◆ Your objective ◆
Please write the listing below out again exactly, leaving every picture behind.

◆ Collected data ◆
—————
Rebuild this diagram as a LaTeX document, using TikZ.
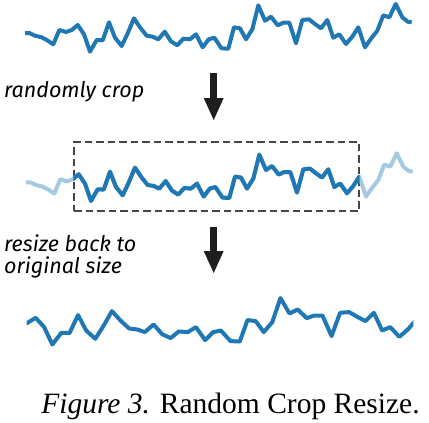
\documentclass[tikz,border=0pt]{standalone}
\usepackage{fontspec}
\setmainfont{Liberation Serif}
\newfontfamily\notefont{Fira Sans}
\usetikzlibrary{arrows.meta}

\definecolor{seriesblue}{RGB}{31,119,180}
\definecolor{fadedblue}{RGB}{165,201,225}
\definecolor{arrowgray}{RGB}{30,30,30}

% the time series, in pixels of the top row
\newcommand{\drawseries}[1]{%
    \draw[#1] plot coordinates {
        (25,33) (29.3,33) (35,35.7) (41.7,37.3) (46.7,40) (53.3,44.3)
        (59.3,30) (66,32) (71.7,30) (77.7,25) (84,34.3) (90,51.7)
        (96.7,40) (102.7,40.3) (109,22.3) (115,37.7) (121.7,46) (127.7,33.3)
        (134,18.3) (140.7,28.3) (146.7,35.7) (152.7,36.7) (158.3,39.3) (164.7,31.7)
        (171,41.3) (177.3,45.3) (183.3,38.7) (190,39.3) (196,34.3) (202.7,47.3)
        (208.7,39.3) (214.3,37.7) (221.5,48.3) (228.3,48.7) (234,27.3) (240,28.3)
        (246,39.3) (252.3,29.3) (258.3,5.3) (265,20.7) (271,16.7) (277.7,25.3)
        (283.3,22.7) (289.3,22.7) (296,43.3) (302.3,20) (309,19.3) (315,24)
        (321,28.3) (327.3,20) (333.3,37.7) (339.3,34.3) (346,44) (352.3,36.7)
        (358.3,27.3) (365,47.3) (371,38.7) (377.3,30.7) (383.3,15.3) (389.3,17.3)
        (395.7,4) (402.3,17.3) (407.7,21.7) (411.7,22.3)
    };%
}

\begin{document}
\begin{tikzpicture}[
            x=1pt,y=-1pt,
            series/.style={
                    seriesblue,
                    line width=4pt,
                    line join=round
                },
            faded/.style={
                    series,
                    fadedblue
                },
            cropbox/.style={
                    draw=black!72,
                    line width=1.2pt,
                    dash pattern=on 7.5pt off 4pt,
                    minimum width=285pt,
                    minimum height=69pt,
                    inner sep=0pt
                },
            blockarrow/.style={
                    arrowgray,
                    line width=6.5pt,
                    -{Triangle[width=20pt,length=22pt,line width=0pt]}
                },
            note/.style={
                    font=\notefont\itshape\fontsize{21.5}{21.7}\selectfont,
                    inner sep=0pt,
                    anchor=base west
                }
        ]
        \useasboundingbox (0,0) rectangle (429,423);

        % original series
        \drawseries{series}

        % cropped series
        \node[cropbox] (box) at (216.5,176.5) {};
        \begin{scope}[shift={(1,149.3)}]
            \drawseries{faded}
        \end{scope}
        \begin{scope}
            \clip (box.north west) rectangle (box.south east);
            \begin{scope}[shift={(1,149.3)}]
                \drawseries{series}
            \end{scope}
        \end{scope}

        % resized series
        \begin{scope}
            \clip (26.7,280) rectangle (413.3,360);
            \begin{scope}[shift={(-69.7,292.8)},xscale=1.3555]
                \drawseries{series}
            \end{scope}
        \end{scope}

        % arrows and notes
        \coordinate (crop top) at (213.7,73);
        \coordinate (crop tip) at (213.7,120);
        \coordinate (resize top) at (213.7,227);
        \coordinate (resize tip) at (213.7,273);
        \draw[blockarrow] (crop top) -- (crop tip);
        \draw[blockarrow] (resize top) -- (resize tip);

        \node[note] (crop note) at (4,97.7) {randomly crop};
        \node[note,align=left] (resize note) at (4,273.4) {resize back to\\original size};

        \node[anchor=base,inner sep=0pt,font=\fontsize{29.5}{32}\selectfont] (caption)
        at (230.5,413) {\textit{Figure 3.} Random Crop Resize.};
    \end{tikzpicture}
\end{document}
—————
◆ Output of the task ◆
Rebuild this diagram as a LaTeX document, using TikZ.
\documentclass[tikz,border=0pt]{standalone}
\usepackage{fontspec}
\setmainfont{Liberation Serif}
\newfontfamily\notefont{Fira Sans}
\usetikzlibrary{arrows.meta}

\definecolor{seriesblue}{RGB}{31,119,180}
\definecolor{fadedblue}{RGB}{165,201,225}
\definecolor{arrowgray}{RGB}{30,30,30}

% the time series, in pixels of the top row
\newcommand{\drawseries}[1]{%
    \draw[#1] plot coordinates {
        (25,33) (29.3,33) (35,35.7) (41.7,37.3) (46.7,40) (53.3,44.3)
        (59.3,30) (66,32) (71.7,30) (77.7,25) (84,34.3) (90,51.7)
        (96.7,40) (102.7,40.3) (109,22.3) (115,37.7) (121.7,46) (127.7,33.3)
        (134,18.3) (140.7,28.3) (146.7,35.7) (152.7,36.7) (158.3,39.3) (164.7,31.7)
        (171,41.3) (177.3,45.3) (183.3,38.7) (190,39.3) (196,34.3) (202.7,47.3)
        (208.7,39.3) (214.3,37.7) (221.5,48.3) (228.3,48.7) (234,27.3) (240,28.3)
        (246,39.3) (252.3,29.3) (258.3,5.3) (265,20.7) (271,16.7) (277.7,25.3)
        (283.3,22.7) (289.3,22.7) (296,43.3) (302.3,20) (309,19.3) (315,24)
        (321,28.3) (327.3,20) (333.3,37.7) (339.3,34.3) (346,44) (352.3,36.7)
        (358.3,27.3) (365,47.3) (371,38.7) (377.3,30.7) (383.3,15.3) (389.3,17.3)
        (395.7,4) (402.3,17.3) (407.7,21.7) (411.7,22.3)
    };%
}

\begin{document}
\begin{tikzpicture}[
            x=1pt,y=-1pt,
            series/.style={
                    seriesblue,
                    line width=4pt,
                    line join=round
                },
            faded/.style={
                    series,
                    fadedblue
                },
            cropbox/.style={
                    draw=black!72,
                    line width=1.2pt,
                    dash pattern=on 7.5pt off 4pt,
                    minimum width=285pt,
                    minimum height=69pt,
                    inner sep=0pt
                },
            blockarrow/.style={
                    arrowgray,
                    line width=6.5pt,
                    -{Triangle[width=20pt,length=22pt,line width=0pt]}
                },
            note/.style={
                    font=\notefont\itshape\fontsize{21.5}{21.7}\selectfont,
                    inner sep=0pt,
                    anchor=base west
                }
        ]
        \useasboundingbox (0,0) rectangle (429,423);

        % original series
        \drawseries{series}

        % cropped series
        \node[cropbox] (box) at (216.5,176.5) {};
        \begin{scope}[shift={(1,149.3)}]
            \drawseries{faded}
        \end{scope}
        \begin{scope}
            \clip (box.north west) rectangle (box.south east);
            \begin{scope}[shift={(1,149.3)}]
                \drawseries{series}
            \end{scope}
        \end{scope}

        % resized series
        \begin{scope}
            \clip (26.7,280) rectangle (413.3,360);
            \begin{scope}[shift={(-69.7,292.8)},xscale=1.3555]
                \drawseries{series}
            \end{scope}
        \end{scope}

        % arrows and notes
        \coordinate (crop top) at (213.7,73);
        \coordinate (crop tip) at (213.7,120);
        \coordinate (resize top) at (213.7,227);
        \coordinate (resize tip) at (213.7,273);
        \draw[blockarrow] (crop top) -- (crop tip);
        \draw[blockarrow] (resize top) -- (resize tip);

        \node[note] (crop note) at (4,97.7) {randomly crop};
        \node[note,align=left] (resize note) at (4,273.4) {resize back to\\original size};

        \node[anchor=base,inner sep=0pt,font=\fontsize{29.5}{32}\selectfont] (caption)
        at (230.5,413) {\textit{Figure 3.} Random Crop Resize.};
    \end{tikzpicture}
\end{document}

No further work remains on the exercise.